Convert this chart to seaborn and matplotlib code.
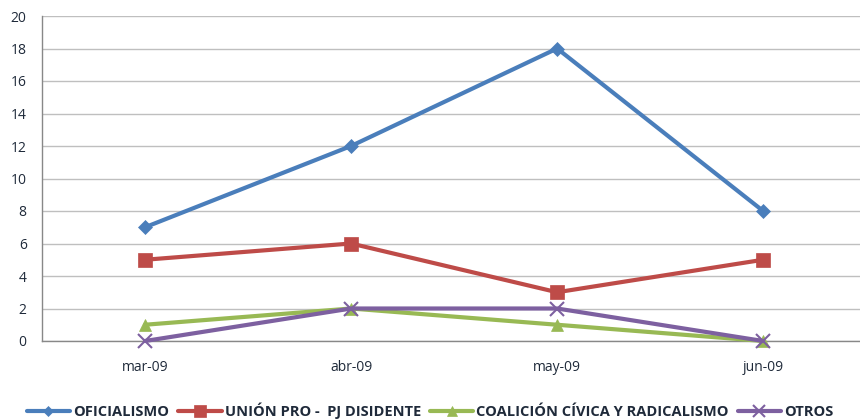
import matplotlib

matplotlib.use("Agg")
import matplotlib.pyplot as plt
import pandas as pd
import seaborn as sns

months = ["mar-09", "abr-09", "may-09", "jun-09"]
oficialismo = [7, 12, 18, 8]
union_pro = [5, 6, 3, 5]
coalicion = [1, 2, 1, 0]
otros = [0, 2, 2, 0]

series_names = ["OFICIALISMO", "UNIÓN PRO -  PJ DISIDENTE", "COALICIÓN CÍVICA Y RADICALISMO", "OTROS"]
series_values = [oficialismo, union_pro, coalicion, otros]
colors = ["#4A7EBB", "#BE4B48", "#98B954", "#7D60A0"]
markers = ["D", "s", "^", "x"]
marker_sizes = [7, 10, 9, 10]

sns.set_style("white")
plt.rcParams["font.family"] = ["Open Sans", "DejaVu Sans"]

rows = []
for name, values in zip(series_names, series_values):
    for i, v in enumerate(values):
        rows.append({"serie": name, "pos": i, "valor": v})
df = pd.DataFrame(rows)

fig = plt.figure(figsize=(8.6, 4.2), dpi=100)
ax = fig.add_axes([42 / 860, 79 / 420, 818 / 860, 325 / 420])

for name, color, marker, ms in zip(series_names, colors, markers, marker_sizes):
    sub = df[df["serie"] == name]
    sns.lineplot(
        data=sub, x="pos", y="valor", ax=ax, color=color, linewidth=3,
        marker=marker, markersize=ms, markeredgecolor=color,
        markeredgewidth=1.5 if marker == "x" else 0.5, label=name,
        clip_on=False, zorder=3,
    )

ax.set_xlim(-0.5, 3.47)
ax.set_ylim(0, 20)
ax.set_yticks(range(0, 21, 2))
ax.set_xticks([0.5, 1.5, 2.5], minor=False)
ax.set_xticklabels([])
ax.set_xticks(range(4), minor=True)
ax.set_xticklabels(months, minor=True)
ax.tick_params(axis="x", which="minor", length=0, pad=14, labelsize=10, labelcolor="#1F2A3A")
ax.tick_params(axis="x", which="major", length=5, color="#888888", direction="out")
ax.tick_params(axis="y", length=5, color="#888888", direction="out", labelsize=10, labelcolor="#1F2A3A", pad=6)
ax.grid(axis="y", color="#BFBFBF", linewidth=1)
ax.set_axisbelow(True)
for side in ["top", "right"]:
    ax.spines[side].set_visible(False)
for side in ["left", "bottom"]:
    ax.spines[side].set_color("#888888")
    ax.spines[side].set_linewidth(1)
ax.set_xlabel("")
ax.set_ylabel("")

handles, labels = ax.get_legend_handles_labels()
ax.legend(
    handles, labels, loc="center", bbox_to_anchor=(0.5, 9 / 420), bbox_transform=fig.transFigure,
    ncol=4, frameon=False, handlelength=3.0, handletextpad=0.2, columnspacing=0.6,
    borderpad=0, markerscale=0.8, prop={"weight": "bold", "size": 10.5},
    labelcolor="#1F2A3A",
)

fig.savefig("out.png", dpi=100)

Exercise objective:
What is needed is an exact reproduction of the data, pictures excluded.

Answer to the exercise:
Convert this chart to seaborn and matplotlib code.
import matplotlib

matplotlib.use("Agg")
import matplotlib.pyplot as plt
import pandas as pd
import seaborn as sns

months = ["mar-09", "abr-09", "may-09", "jun-09"]
oficialismo = [7, 12, 18, 8]
union_pro = [5, 6, 3, 5]
coalicion = [1, 2, 1, 0]
otros = [0, 2, 2, 0]

series_names = ["OFICIALISMO", "UNIÓN PRO -  PJ DISIDENTE", "COALICIÓN CÍVICA Y RADICALISMO", "OTROS"]
series_values = [oficialismo, union_pro, coalicion, otros]
colors = ["#4A7EBB", "#BE4B48", "#98B954", "#7D60A0"]
markers = ["D", "s", "^", "x"]
marker_sizes = [7, 10, 9, 10]

sns.set_style("white")
plt.rcParams["font.family"] = ["Open Sans", "DejaVu Sans"]

rows = []
for name, values in zip(series_names, series_values):
    for i, v in enumerate(values):
        rows.append({"serie": name, "pos": i, "valor": v})
df = pd.DataFrame(rows)

fig = plt.figure(figsize=(8.6, 4.2), dpi=100)
ax = fig.add_axes([42 / 860, 79 / 420, 818 / 860, 325 / 420])

for name, color, marker, ms in zip(series_names, colors, markers, marker_sizes):
    sub = df[df["serie"] == name]
    sns.lineplot(
        data=sub, x="pos", y="valor", ax=ax, color=color, linewidth=3,
        marker=marker, markersize=ms, markeredgecolor=color,
        markeredgewidth=1.5 if marker == "x" else 0.5, label=name,
        clip_on=False, zorder=3,
    )

ax.set_xlim(-0.5, 3.47)
ax.set_ylim(0, 20)
ax.set_yticks(range(0, 21, 2))
ax.set_xticks([0.5, 1.5, 2.5], minor=False)
ax.set_xticklabels([])
ax.set_xticks(range(4), minor=True)
ax.set_xticklabels(months, minor=True)
ax.tick_params(axis="x", which="minor", length=0, pad=14, labelsize=10, labelcolor="#1F2A3A")
ax.tick_params(axis="x", which="major", length=5, color="#888888", direction="out")
ax.tick_params(axis="y", length=5, color="#888888", direction="out", labelsize=10, labelcolor="#1F2A3A", pad=6)
ax.grid(axis="y", color="#BFBFBF", linewidth=1)
ax.set_axisbelow(True)
for side in ["top", "right"]:
    ax.spines[side].set_visible(False)
for side in ["left", "bottom"]:
    ax.spines[side].set_color("#888888")
    ax.spines[side].set_linewidth(1)
ax.set_xlabel("")
ax.set_ylabel("")

handles, labels = ax.get_legend_handles_labels()
ax.legend(
    handles, labels, loc="center", bbox_to_anchor=(0.5, 9 / 420), bbox_transform=fig.transFigure,
    ncol=4, frameon=False, handlelength=3.0, handletextpad=0.2, columnspacing=0.6,
    borderpad=0, markerscale=0.8, prop={"weight": "bold", "size": 10.5},
    labelcolor="#1F2A3A",
)

fig.savefig("out.png", dpi=100)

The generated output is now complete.